For a super spy movie, Allied is sort of boring. It has its moments, but is overall rather dull. Brad Pitt plays Max, a Canadian air force pilot undercover in Morocco to assassinate a German figure during World War II. Upon arriving in Morocco, he meets Marianne (Marion Cotillard), a French spy who has been there for a couple months laying the groundwork for their spy game, as she is to play his wife. When they accomplish their mission, they head back to London, where they fall in love, get married, and have a baby. After a year or so, Max is approached by his superiors with news that his wife may not be who she says she is, and he spends the rest of the film trying to prove her innocence. The best part of this film is the first half, when the duo’s mission in Morocco is under constant threat of discovery and their inevitable execution, but that tension fades in the second half.
Silence is just dreary. The latest film directed by Martin Scorsese, it tells a fictional tale about the persecution of Christians in 17th century Japan. A very real and very terrible time in Japan’s history, it doesn’t translate well in this movie, despite great actors (Andrew Garfield, Adam Driver, and Liam Neeson are the well-known names). When news reaches priests Rodrigues and Garupe in Portugal that their former mentor has renounced his faith in Japan, they head there to see what is going on, knowing that their lives are forfeit if they are caught. They spend their time in Japan hiding from the authorities and giving comfort to the Japanese Christians who are also forced to hide their faith. They see horrors every day and eventually are each caught, leading to the question of how to balance their faith with the fear of a brutal death. The movie’s “highlights” are the torturing of the Japanese who will not turn from their faith, and the story itself is just dull and predictable, and as it approaches 3 hours long, it is just too long to sit through.

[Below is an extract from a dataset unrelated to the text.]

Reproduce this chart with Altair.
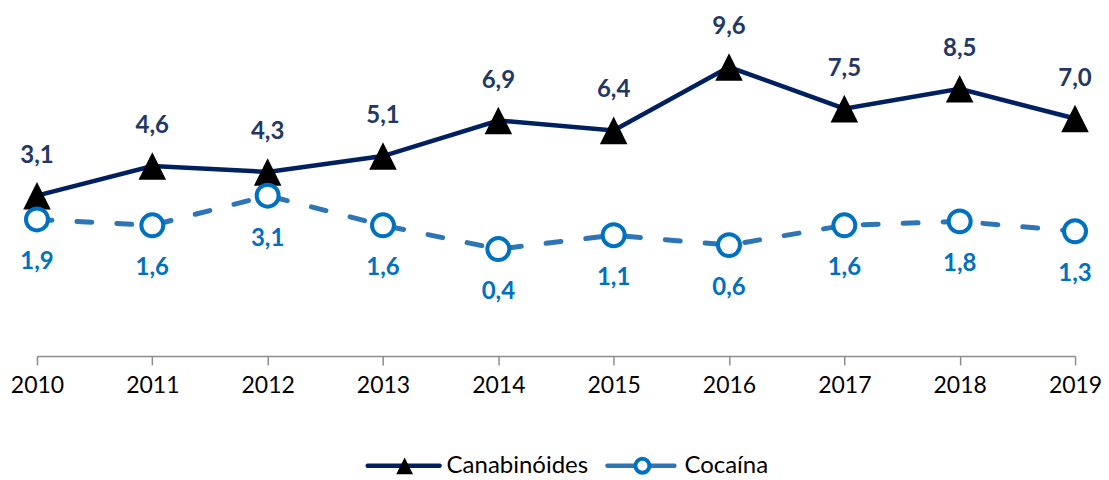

Finally had a good one in Land of Mine, a Danish film that shines a light on a forgotten moment in time after World War II. With the beaches across Denmark loaded with land mines placed by Germany in anticipation of a sea landing there, the Danish military enlists German POW’s, many of them just teenagers, the dangerous task of finding and diffusing the mines. This film follows a group of 14 such men, really just boys, under the supervision of a Danish sergeant. The Dane is at first very strict with them, almost brutal, but as their bravery is shown in doing their task, and as a few ultimately die along the way, he starts to open up to them, and they in turn to him as well. A beautifully written movie about the often forgotten moments that follow most wars, but also about true forgiveness, at a time when everyone involved must find a way to move on.